One day two years ago as Danis was combing through trash containers for specimens, Jesse Quiroz, the lead of the north campus crew in Landscape Services, walked over to her and asked why she was going through the garbage. Upon hearing that the trash was part of a class project, Quiroz volunteered to set aside and bring trash bags to her class, pending approval from his supervisor that was quickly granted.
 
To help give students context about trash collection on campus, Danis invited Quiroz and Landscape staff member Juan Chavez to speak to her class about issues they encounter on their daily rounds. The cross-department cooperation allowed Quiroz and Chavez to give insights to students and help them formulate their semester-closing capstone project.
 
“The garbage project is kind of a stepping-stone assignment to them coming up with their own research proposal,” Danis said. “They learn how to develop a good research question, how to do the appropriate kind of background research, to know what a good question is in that particular area and then connect that question to methods from archeology that will actually produce the right kind of data so that you don't ask a question and then collect a bunch of stuff and realize it doesn't match.”
 
Students asked Quiroz and Chavez questions that included how agricultural waste is disposed of (used to fertilize orchards), what is done with tree trimmings (grounded up then spread around campus as mulch) and if garbage generated by the campus community is sorted for recyclables (Burrtec Waste Services does this at its collection facility).
 
“Speaking to the class was fun and an opportunity to educate them on the challenges that we face. The students were very interested in what happens to the trash on campus,” Quiroz said. “It was an opportunity for them to get to know Facilities Management and it was an opportunity for us to educate the students on why we do what we do. We’re here to serve the students.”
 

Excavation Site Experiences

 
Danis has had her share of excavation work as an undergraduate and relates those experiences to her class. She performed field work in the arid plains of northern New Mexico and the Rio Grande, which gave her hands-on research experience and influenced her career path.
 
After graduating with a bachelor's degree in anthropology from Barnard College in 2010, she taught classes while completing her Ph.D. at UC Berkeley.

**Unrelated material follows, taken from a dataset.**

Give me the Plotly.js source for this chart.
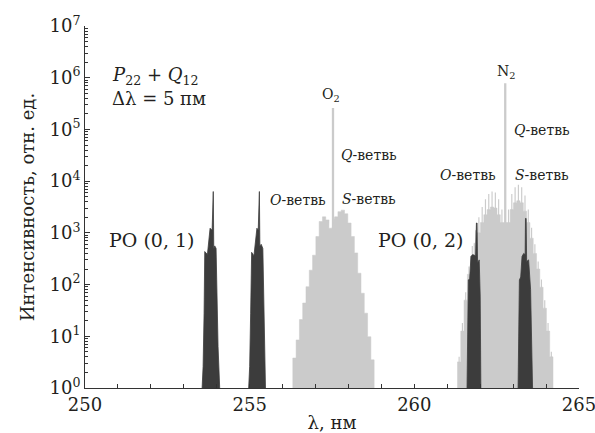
<!DOCTYPE html>
<html>
<head>
<meta charset="utf-8">
<script src="https://cdn.plot.ly/plotly-3.0.1.min.js"></script>
<style>html,body{margin:0;padding:0;background:#fff;}#chart{width:595px;height:433px;}</style>
</head>
<body>
<div id="chart"></div>
<script>
// ---- O2 Raman band (light gray staircase), step centres (nm) and intensity ----
const o2Lambda = [256.36, 256.46, 256.56, 256.66, 256.76, 256.86, 256.96, 257.06, 257.16, 257.26, 257.36, 257.455,
                  257.63, 257.73, 257.83, 257.93, 258.03, 258.13, 258.23, 258.33, 258.43, 258.53, 258.63, 258.73];
const o2Intensity = [3.8, 8.5, 21, 44, 91, 190, 370, 850, 1660, 2040, 1780, 1230,
                     2040, 2570, 2750, 2340, 1550, 850, 410, 166, 68, 28, 9.8, 3.5];

// ---- N2 Raman band: rotational lines (peak) and the filled level between them ----
const n2Lambda = [261.36, 261.46, 261.56, 261.66, 261.76, 261.86, 261.96, 262.06, 262.16, 262.26, 262.36, 262.46, 262.56, 262.66,
                  262.86, 262.96, 263.06, 263.16, 263.26, 263.36, 263.46, 263.56, 263.66, 263.76, 263.86, 263.96, 264.06, 264.16];
const n2Peak = [4, 18, 71, 224, 560, 1120, 2000, 3160, 4470, 5620, 6310, 6030, 4470, 2820,
                2820, 5620, 7590, 8510, 7590, 5250, 2820, 1260, 600, 280, 126, 50, 18, 5];
const n2Base = [3.2, 12.6, 50, 158, 355, 630, 1000, 1580, 2240, 2820, 3160, 3020, 2240, 1580,
                1580, 2820, 3800, 4170, 3800, 2630, 1580, 790, 400, 200, 89, 35, 12.6, 4];

// ---- Q-branch spikes (O2, N2) ----
const qLambda = [257.53, 262.76];
const qIntensity = [2.6e5, 7.8e5];

// ---- PO bands (dark), outline points ----
const po01aLambda = [253.556, 253.586, 253.616, 253.636, 253.717, 253.758, 253.798, 253.86, 253.875, 253.895, 253.91, 253.94, 253.98, 254.0, 254.04, 254.09];
const po01aIntensity = [1, 2.6, 28, 435, 380, 850, 1230, 1120, 6300, 6300, 500, 560, 500, 123, 6.3, 1];
const po01bLambda = [254.97, 255.0, 255.03, 255.06, 255.13, 255.18, 255.22, 255.26, 255.275, 255.295, 255.31, 255.35, 255.40, 255.42, 255.45, 255.48];
const po01bIntensity = [1, 2.6, 28, 420, 360, 850, 1230, 1120, 6300, 6300, 560, 600, 500, 123, 6.3, 1];
const po02aLambda = [261.60, 261.62, 261.64, 261.68, 261.72, 261.77, 261.86, 261.885, 261.905, 261.92, 261.97, 262.00, 262.02];
const po02aIntensity = [1, 20, 123, 130, 350, 380, 360, 1550, 1550, 260, 300, 60, 1];
const po02bLambda = [263.15, 263.17, 263.19, 263.23, 263.27, 263.32, 263.365, 263.375, 263.395, 263.41, 263.47, 263.53, 263.56, 263.59];
const po02bIntensity = [1, 20, 123, 140, 350, 400, 380, 1900, 1900, 280, 300, 80, 10, 1];

// ---- axis ticks ----
const xTickVals = [250,251,252,253,254,255,256,257,258,259,260,261,262,263,264,265];
const xTickText = ['250','','','','','255','','','','','260','','','','','265'];
const yTickVals = [1,10,100,1000,1e4,1e5,1e6,1e7];
const yTickText = ['10<sup>0</sup>','10<sup>1</sup>','10<sup>2</sup>','10<sup>3</sup>','10<sup>4</sup>','10<sup>5</sup>','10<sup>6</sup>','10<sup>7</sup>'];

const GRAY = '#cbcbcb';
const DARK = '#3c3c3c';
const TXT = '#231f20';
const FONT = 'DejaVu Serif, Liberation Serif, serif';
const STEP_HALF = 0.05;   // half of the 0.1 nm sampling step
const BASELINE = 1;       // bottom of the log axis (10^0)

// staircase outline (filled polygon) from step centres and values
function stairs(centres, values, color) {
  const x = [centres[0] - STEP_HALF], y = [BASELINE];
  for (let i = 0; i < centres.length; i++) {
    x.push(centres[i] - STEP_HALF, centres[i] + STEP_HALF);
    y.push(values[i], values[i]);
  }
  x.push(centres[centres.length - 1] + STEP_HALF); y.push(BASELINE);
  return {type:'scatter', mode:'lines', x:x, y:y, fill:'toself', fillcolor:color,
          line:{color:color, width:0.5}, hoverinfo:'skip'};
}

function darkBand(x, y) {
  return {type:'scatter', mode:'lines', x:x, y:y, fill:'toself', fillcolor:DARK,
          line:{color:DARK, width:0.8}, hoverinfo:'skip'};
}

const traces = [
  {type:'bar', x:n2Lambda, y:n2Peak, width:0.035, marker:{color:GRAY, line:{width:0}}, hoverinfo:'skip'},
  {type:'bar', x:qLambda, y:qIntensity, width:0.07, marker:{color:GRAY, line:{width:0}}, hoverinfo:'skip'},
  stairs(o2Lambda, o2Intensity, GRAY),
  stairs(n2Lambda, n2Base, GRAY),
  darkBand(po01aLambda, po01aIntensity),
  darkBand(po01bLambda, po01bIntensity),
  darkBand(po02aLambda, po02aIntensity),
  darkBand(po02bLambda, po02bIntensity)
];

function ann(text, x, y, size, xanchor) {
  return {text:text, xref:'paper', yref:'paper', x:x, y:y, xanchor:xanchor||'left', yanchor:'middle',
          showarrow:false, font:{family:FONT, size:size, color:TXT}};
}

const layout = {
  width:595, height:433,
  margin:{l:85, r:16, t:26, b:45},
  paper_bgcolor:'#fff', plot_bgcolor:'#fff',
  showlegend:false, barmode:'overlay',
  font:{family:FONT, color:TXT},
  xaxis:{range:[250,265], tickmode:'array', tickvals:xTickVals, ticktext:xTickText,
         ticks:'inside', ticklen:4, tickcolor:'#333', showline:true, linecolor:'#333', linewidth:1,
         showgrid:false, zeroline:false, ticklabeloverflow:'allow',
         tickfont:{family:FONT, size:18, color:TXT},
         title:{text:'λ, нм', font:{family:FONT, size:18, color:TXT}, standoff:2}},
  yaxis:{type:'log', range:[0,7], tickmode:'array', tickvals:yTickVals, ticktext:yTickText,
         ticks:'inside', ticklen:5, tickcolor:'#333', showline:true, linecolor:'#333', linewidth:1,
         showgrid:false, zeroline:false, tickfont:{family:FONT, size:18, color:TXT},
         minor:{ticks:'inside', ticklen:3, dtick:'D1', tickcolor:'#333', showgrid:false},
         title:{text:'Интенсивность, отн. ед.', font:{family:FONT, size:18, color:TXT}, standoff:10}},
  annotations:[
    ann('<i>P</i><sub>22</sub> + <i>Q</i><sub>12</sub>', 0.05, 0.862, 18),
    ann('Δλ = 5 пм', 0.05, 0.799, 18),
    ann('PO (0, 1)', 0.044, 0.409, 19),
    ann('PO (0, 2)', 0.589, 0.409, 19),
    ann('O<sub>2</sub>', 0.498, 0.81, 14, 'center'),
    ann('<i>Q</i>-ветвь', 0.514, 0.644, 14),
    ann('<i>O</i>-ветвь', 0.370, 0.519, 14),
    ann('<i>S</i>-ветвь', 0.516, 0.522, 14),
    ann('N<sub>2</sub>', 0.852, 0.873, 14, 'center'),
    ann('<i>Q</i>-ветвь', 0.864, 0.713, 14),
    ann('<i>O</i>-ветвь', 0.715, 0.588, 14),
    ann('<i>S</i>-ветвь', 0.867, 0.588, 14)
  ]
};

Plotly.newPlot('chart', traces, layout, {displayModeBar:false, staticPlot:true});
</script>
</body>
</html>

Danis has also taught at Stanford, Cal State East Bay and the University of Denver before landing at CPP.
 
Her class focuses on the techniques and methodology used by archaeologists and can be applied in settings as familiar as the University Quad to remote desert excavation sites. Students also learn that the sometimes-tedious archaeological detective work isn’t what is portrayed by the swashbuckling Indiana Jones on the movie screen. 
 
“One of the things anthropologists like to say we do is we make the familiar strange. If you work on material from a really distant time period, it's already strange,” Danis said. “You may not know what an object was used for and archaeologists have developed lots of methods to overcome that and be able to gain information from the past. In order to understand those methods, it's actually easier to start with something that students are really familiar with: energy drink cans, Cheetos bags and Panda Express containers.”